The Noyyal River Basin of the yonder era

Coimbatore and its environs were made up of tanks connected through canals, paddy fields, Perur temple, the horseshoe Noyyal valley with its 30 plus rivulets, abundant bird life, herbivorous and carnivorous animals, varieties of trees, plants and creepers, network of tribal and agrarian villagers, Roman settlements along the trade route, weavers, woodworkers, making agricultural implements, craftsmen working on Cornelian gems, milch cows, poets and priests praising Mother Nature and the Lord almighty for endowing the populace with bountiful wealth. Once harnessed, the Noyyal region of Coimbatore attracted the attention of all major dynasties, thereby it acquired a cosmopolitan flavor. The wealth and taste of the River Noyyal ensured peace and progress for centuries.

Climate and rainfall

Generally sub-tropical weather conditions prevail in the Coimbatore region. However there is no sharp variation in the climate. One can notice the temperature slowly rising up to the maximum in summer up to May and declining slowly thereafter. The maximum temperature ranges from 36 degrees Celsius to 41 degree Celsius while the minimum temperature varies from 14 degree Celsius - 31 degrees Celsius.

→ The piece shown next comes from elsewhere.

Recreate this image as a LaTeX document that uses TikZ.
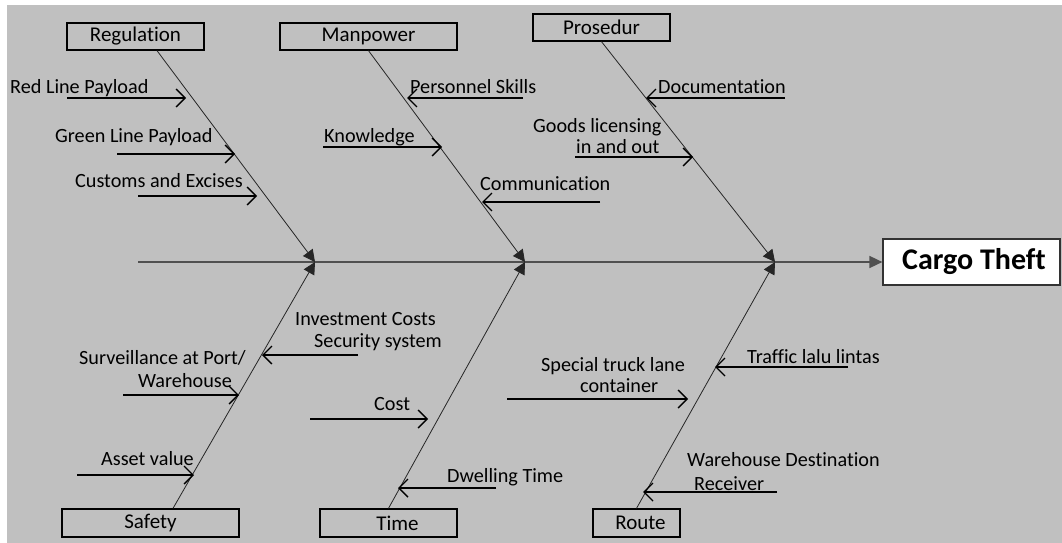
\documentclass[tikz,border=0pt]{standalone}
\usepackage{fontspec}
\setmainfont{Carlito}[Ligatures=NoCommon]
\usetikzlibrary{arrows.meta,calc}
\definecolor{bg}{HTML}{C0C0C0}
\definecolor{spinecol}{HTML}{505050}
\tikzset{
  cat/.style={draw=black,line width=1.3pt,fill=none,minimum height=27pt,inner sep=0pt,font=\fontsize{21}{23}\selectfont},
  lbl/.style={anchor=base west,inner sep=0pt,font=\fontsize{20.2}{22}\selectfont},
  bone/.style={draw=black!85,line width=0.8pt,-{Triangle[length=12pt,width=12pt]}},
  sub/.style={draw=black,line width=1.4pt,-{Straight Barb[length=9pt,width=18pt,line width=1.4pt]}},
  spine/.style={draw=spinecol,line width=1.6pt}
}
\begin{document}
\begin{tikzpicture}[x=1pt,y=-1pt]
\useasboundingbox (0,0) rectangle (1062,543);
\fill[bg] (7,5) rectangle (1062,543);

% category boxes
\node[cat,minimum width=137pt] (reg) at (135.5,36.5) {Regulation};
\node[cat,minimum width=177pt] (man) at (368.5,36.5) {Manpower};
\node[cat,minimum width=137pt] (pro) at (601.5,27.5) {Prosedur};
\node[cat,minimum width=177pt,minimum height=28pt] (saf) at (150.5,523) {Safety};
\node[cat,minimum width=137pt,minimum height=28pt] (tim) at (388.5,523) {\hspace*{18pt}Time};
\node[cat,minimum width=87pt,minimum height=28pt] (rou) at (636.5,523) {\hspace*{8pt}Route};
\node[draw=black!80,line width=1.2pt,fill=white,minimum width=177pt,minimum height=46pt,inner sep=0pt,font=\fontsize{30}{32}\selectfont\bfseries] (ct) at (971.5,262) {\hspace*{5pt}Cargo Theft};

% spine
\coordinate (s0) at (138,262);
\coordinate (j1) at (315,262);
\coordinate (j2) at (525,262);
\coordinate (j3) at (775,262);
\draw[spine,-{Triangle[length=13pt,width=12pt]}] (s0) -- (ct.west);

% bones
\draw[bone] ($(reg.south)+(21.5,0)$) -- (j1);
\draw[bone] (man.south) -- (j2);
\draw[bone] (pro.south) -- (j3);
\draw[bone] ($(saf.north)+(22.5,0)$) -- (j1);
\draw[bone] (tim.north) -- (j2);
\draw[bone] (rou.north) -- (j3);

% Regulation sub-causes
\node[lbl] (l1) at (10,93) {Red Line Payload};
\coordinate (a1s) at (67,98); \coordinate (a1e) at (186,98);
\draw[sub] (a1s) -- (a1e);
\node[lbl] (l2) at (55,142) {Green Line Payload};
\coordinate (a2s) at (117,154); \coordinate (a2e) at (235,154);
\draw[sub] (a2s) -- (a2e);
\node[lbl] (l3) at (75,187) {Customs and Excises};
\coordinate (a3s) at (138,196); \coordinate (a3e) at (257,196);
\draw[sub] (a3s) -- (a3e);

% Manpower sub-causes
\node[lbl] (l4) at (410,93) {Personnel Skills};
\coordinate (a4s) at (523,98); \coordinate (a4e) at (407,98);
\draw[sub] (a4s) -- (a4e);
\node[lbl] (l5) at (324,142) {Knowledge};
\coordinate (a5s) at (323,147); \coordinate (a5e) at (442,147);
\draw[sub] (a5s) -- (a5e);
\node[lbl] (l6) at (480,190) {Communication};
\coordinate (a6s) at (600,202); \coordinate (a6e) at (482,202);
\draw[sub] (a6s) -- (a6e);

% Prosedur sub-causes
\node[lbl] (l7) at (658,93) {Documentation};
\coordinate (a7s) at (785,98); \coordinate (a7e) at (646,98);
\draw[sub] (a7s) -- (a7e);
\node[lbl] (l8) at (533,132) {Goods licensing};
\node[lbl] (l8b) at (576,153) {in and out};
\coordinate (a8s) at (575,157); \coordinate (a8e) at (693,157);
\draw[sub] (a8s) -- (a8e);

% Safety sub-causes
\node[lbl] (l9) at (295,325) {Investment Costs};
\node[lbl] (l9b) at (314,347) {Security system};
\coordinate (a9s) at (358,355); \coordinate (a9e) at (262,355);
\draw[sub] (a9s) -- (a9e);
\node[lbl] (l10) at (79,364) {Surveillance at Port/};
\node[lbl] (l10b) at (138,387) {Warehouse};
\coordinate (a10s) at (123,395); \coordinate (a10e) at (239,395);
\draw[sub] (a10s) -- (a10e);
\node[lbl] (l11) at (101,465) {Asset value};
\coordinate (a11s) at (77,475); \coordinate (a11e) at (194,475);
\draw[sub] (a11s) -- (a11e);

% Time sub-causes
\node[lbl] (l12) at (374,410) {Cost};
\coordinate (a12s) at (310,419); \coordinate (a12e) at (428,419);
\draw[sub] (a12s) -- (a12e);
\node[lbl] (l13) at (447,482) {Dwelling Time};
\coordinate (a13s) at (496,488); \coordinate (a13e) at (398,488);
\draw[sub] (a13s) -- (a13e);

% Route sub-causes
\node[lbl] (l14) at (541,371) {Special truck lane};
\node[lbl] (l14b) at (580,392) {container};
\coordinate (a14s) at (507,399); \coordinate (a14e) at (688,399);
\draw[sub] (a14s) -- (a14e);
\node[lbl] (l15) at (747,363) {Traffic lalu lintas};
\coordinate (a15s) at (848,367); \coordinate (a15e) at (715,367);
\draw[sub] (a15s) -- (a15e);
\node[lbl] (l16) at (687,466) {Warehouse Destination};
\node[lbl] (l16b) at (694,490) {Receiver};
\coordinate (a16s) at (777,492); \coordinate (a16e) at (643,492);
\draw[sub] (a16s) -- (a16e);
\end{tikzpicture}
\end{document}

The annual rainfall of the Noyyal basin is 605 millimeters from 4 distinct seasons namely winter, summer, south-west monsoon and north-east monsoon. While there is rain during both the monsoons, the North-East contributes the most during October and November.

The Noyyal River Basin

The Noyyal River basin is 180 kilometers long and 25 kilometers wide thereby covering a total area of over 3500 square kilometers. The cultivated land in this basin amounts to about 1800 square kilometers. The area is known for its scanty rainfall and the development of the tank and check dam system to hold any overflow from the rains plus the water of the North-East and South-West monsoons was ecologically important. Thus, the river filled about 32 tanks with the assistance of various canals and check dams.